## Directive
Give the number of lines in the data that contain "chart", and nothing more.

## Supplied data
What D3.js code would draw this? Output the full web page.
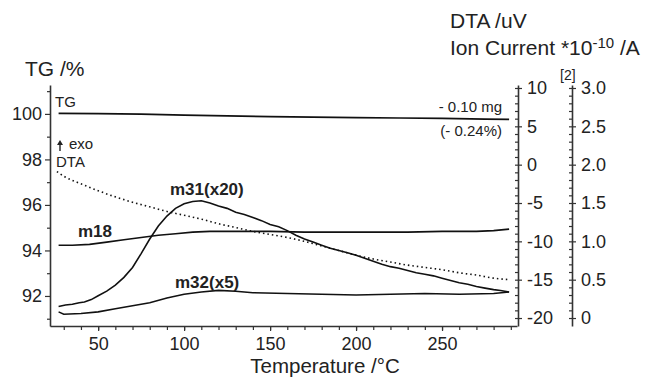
<!DOCTYPE html>
<html>
<head>
<meta charset="utf-8">
<script src="https://cdn.jsdelivr.net/npm/d3@7"></script>
<style>
  body { margin: 0; background: #fff; }
  svg text { font-family: "Liberation Sans", Arial, sans-serif; fill: #222; }
  .axis path, .axis line { stroke: #333; }
</style>
</head>
<body>
<div id="chart"></div>
<script>
// temperature (°C) / value pairs
const tgData = [[27, 100.02], [50, 100.01], [75, 99.99], [100, 99.95], [125, 99.91], [150, 99.88],
  [175, 99.86], [200, 99.84], [225, 99.82], [250, 99.80], [275, 99.77], [289, 99.76]];

const dtaData = [[26, -0.9], [30, -1.5], [40, -2.5], [50, -3.4], [60, -4.2], [70, -4.9], [80, -5.5],
  [90, -6.1], [100, -6.6], [110, -7.1], [120, -7.7], [130, -8.2], [140, -8.7], [150, -9.1],
  [160, -9.5], [170, -10.0], [180, -10.6], [190, -11.2], [200, -11.8], [210, -12.3], [220, -12.7],
  [230, -13.1], [240, -13.4], [250, -13.7], [260, -14.1], [270, -14.4], [280, -14.8], [289, -15.0]];

const m31Data = [[27, 0.15], [31, 0.17], [35, 0.18], [39, 0.20], [42, 0.21], [46, 0.24], [50, 0.29],
  [55, 0.35], [60, 0.43], [65, 0.53], [70, 0.66], [75, 0.84], [80, 1.03], [85, 1.20], [90, 1.33],
  [95, 1.43], [100, 1.49], [105, 1.52], [110, 1.53], [115, 1.50], [120, 1.46], [125, 1.43],
  [130, 1.38], [135, 1.35], [140, 1.31], [145, 1.27], [150, 1.22], [155, 1.19], [160, 1.14],
  [165, 1.08], [170, 1.03], [175, 0.99], [180, 0.95], [185, 0.91], [190, 0.88], [195, 0.85],
  [200, 0.82], [205, 0.78], [210, 0.74], [215, 0.70], [220, 0.67], [225, 0.65], [230, 0.62],
  [235, 0.59], [240, 0.57], [245, 0.55], [250, 0.52], [255, 0.49], [260, 0.46], [265, 0.44],
  [270, 0.41], [275, 0.39], [280, 0.37], [284, 0.36], [289, 0.34]];

const m18Data = [[27, 0.95], [35, 0.95], [45, 0.96], [55, 0.99], [65, 1.02], [75, 1.05], [85, 1.08],
  [95, 1.10], [105, 1.12], [115, 1.13], [130, 1.13], [150, 1.13], [170, 1.12], [190, 1.12],
  [210, 1.12], [230, 1.12], [250, 1.13], [270, 1.13], [280, 1.14], [289, 1.16]];

const m32Data = [[27, 0.08], [30, 0.05], [40, 0.06], [50, 0.08], [60, 0.12], [70, 0.16], [80, 0.20],
  [90, 0.26], [100, 0.31], [110, 0.34], [120, 0.36], [130, 0.35], [140, 0.33], [160, 0.32],
  [180, 0.31], [200, 0.30], [220, 0.31], [240, 0.32], [260, 0.31], [280, 0.32], [289, 0.34]];

const xTicks = [50, 100, 150, 200, 250];
const tgTicks = [92, 94, 96, 98, 100];
const dtaTicks = [-20, -15, -10, -5, 0, 5, 10];
const ionTicks = [0, 0.5, 1.0, 1.5, 2.0, 2.5, 3.0];

const width = 651;
const height = 378;

const svg = d3.select('#chart').append('svg')
  .attr('width', width)
  .attr('height', height);

// scales
const x = d3.scaleLinear().domain([22, 293.6]).range([50, 517]);
const yTG = d3.scaleLinear().domain([90.68, 101.27]).range([326, 85]);
const yDTA = d3.scaleLinear().domain([-21.04, 10.39]).range([326, 85]);
const yIon = d3.scaleLinear().domain([-0.104, 3.039]).range([326, 85]);

function styleAxis(g, size) {
  g.attr('class', 'axis');
  g.selectAll('path').attr('stroke-width', 1.6);
  g.selectAll('line').attr('stroke-width', 1.2);
  g.selectAll('text').style('font-size', size + 'px').attr('fill', '#222');
}

// bottom axis: minor every 10, major labelled
svg.append('g')
  .attr('transform', 'translate(0,326)')
  .call(d3.axisBottom(x).tickValues(d3.range(30, 291, 10)).tickSize(4).tickSizeOuter(0).tickFormat(''))
  .call(g => styleAxis(g, 18));
svg.append('g')
  .attr('transform', 'translate(0,326)')
  .call(d3.axisBottom(x).tickValues(xTicks).tickSize(5).tickPadding(6).tickSizeOuter(0))
  .call(g => { styleAxis(g, 18); g.select('.domain').remove(); });

// left TG axis
svg.append('g')
  .attr('transform', 'translate(50,0)')
  .call(d3.axisLeft(yTG).tickValues([91, 93, 95, 97, 99, 101]).tickSize(3).tickSizeOuter(0).tickFormat(''))
  .call(g => styleAxis(g, 18));
svg.append('g')
  .attr('transform', 'translate(50,0)')
  .call(d3.axisLeft(yTG).tickValues(tgTicks).tickSize(5).tickPadding(3).tickFormat(d => d))
  .call(g => { styleAxis(g, 18); g.select('.domain').remove(); });

// right DTA axis
svg.append('g')
  .attr('transform', 'translate(518,0)')
  .call(d3.axisLeft(yDTA).tickValues(d3.range(-20, 11, 1)).tickSize(3).tickSizeOuter(0).tickFormat(''))
  .call(g => styleAxis(g, 18));
svg.append('g')
  .attr('transform', 'translate(518,0)')
  .call(d3.axisRight(yDTA).tickValues(dtaTicks).tickSize(4).tickPadding(5).tickFormat(d => String(d)))
  .call(g => { styleAxis(g, 18); g.select('.domain').remove(); });

// right ion current axis
svg.append('g')
  .attr('transform', 'translate(572,0)')
  .call(d3.axisLeft(yIon).tickValues(d3.range(0, 31, 1).map(v => v / 10)).tickSize(3).tickSizeOuter(0).tickFormat(''))
  .call(g => styleAxis(g, 18));
svg.append('g')
  .attr('transform', 'translate(572,0)')
  .call(d3.axisRight(yIon).tickValues(ionTicks).tickSize(4).tickPadding(5).tickFormat(d => d === 0 ? '0' : d3.format('.1f')(d)))
  .call(g => { styleAxis(g, 18); g.select('.domain').remove(); });

// curves
const line = y => d3.line().x(d => x(d[0])).y(d => y(d[1]));

svg.append('path').datum(tgData)
  .attr('fill', 'none').attr('stroke', '#111').attr('stroke-width', 1.7)
  .attr('d', line(yTG));

svg.append('path').datum(dtaData)
  .attr('fill', 'none').attr('stroke', '#111').attr('stroke-width', 1.6)
  .style('stroke-dasharray', '1.5,3')
  .attr('d', line(yDTA).curve(d3.curveMonotoneX));

[m18Data, m31Data, m32Data].forEach(data => {
  svg.append('path').datum(data)
    .attr('fill', 'none').attr('stroke', '#111').attr('stroke-width', 1.6)
    .attr('d', line(yIon));
});

// axis titles
svg.append('text').attr('x', 25).attr('y', 76).text('TG /%').style('font-size', '21px');
svg.append('text').attr('x', 450).attr('y', 28).text('DTA /uV').style('font-size', '21px');
const ion = svg.append('text').attr('x', 450).attr('y', 55).style('font-size', '21px');
ion.append('tspan').text('Ion Current *10');
ion.append('tspan').attr('dy', -7).style('font-size', '15px').text('-10');
ion.append('tspan').attr('dy', 7).text(' /A');
svg.append('text').attr('x', 560).attr('y', 80).text('[2]').style('font-size', '14px');
svg.append('text').attr('x', 325).attr('y', 373).attr('text-anchor', 'middle')
  .text('Temperature /°C').style('font-size', '20.5px');

// annotations
svg.append('text').attr('x', 55).attr('y', 107).text('TG').style('font-size', '15px');
svg.append('text').attr('x', 69).attr('y', 149).text('exo').style('font-size', '15px');
svg.append('line').attr('x1', 60).attr('x2', 60).attr('y1', 151).attr('y2', 143)
  .attr('stroke', '#222').attr('stroke-width', 1.4);
svg.append('path').attr('d', 'M57,145 L60,140 L63,145 Z').attr('fill', '#222');
svg.append('text').attr('x', 56).attr('y', 167).text('DTA').style('font-size', '15px');
svg.append('text').attr('x', 502).attr('y', 112).attr('text-anchor', 'end').text('- 0.10 mg').style('font-size', '15px');
svg.append('text').attr('x', 502).attr('y', 136).attr('text-anchor', 'end').text('(- 0.24%)').style('font-size', '15px');

svg.append('text').attr('x', 170).attr('y', 195).text('m31(x20)').style('font-size', '17px').style('font-weight', 'bold');
svg.append('text').attr('x', 78).attr('y', 237).text('m18').style('font-size', '17px').style('font-weight', 'bold');
svg.append('text').attr('x', 175).attr('y', 288).text('m32(x5)').style('font-size', '17px').style('font-weight', 'bold');
</script>
</body>
</html>
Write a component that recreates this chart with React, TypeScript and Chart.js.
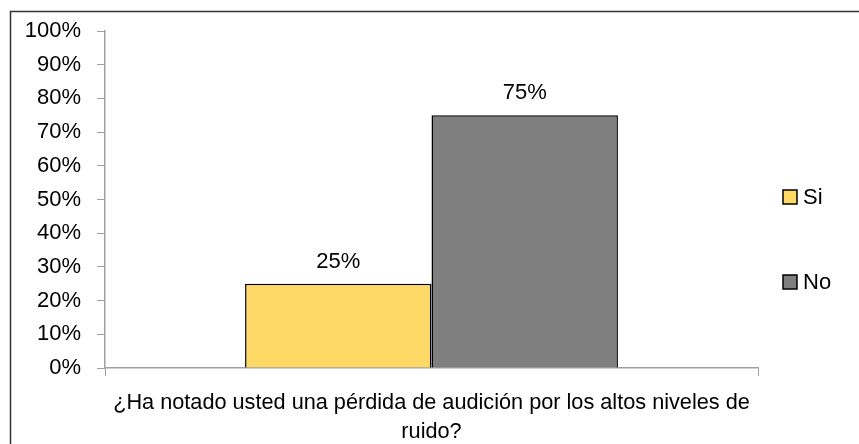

## Task result
3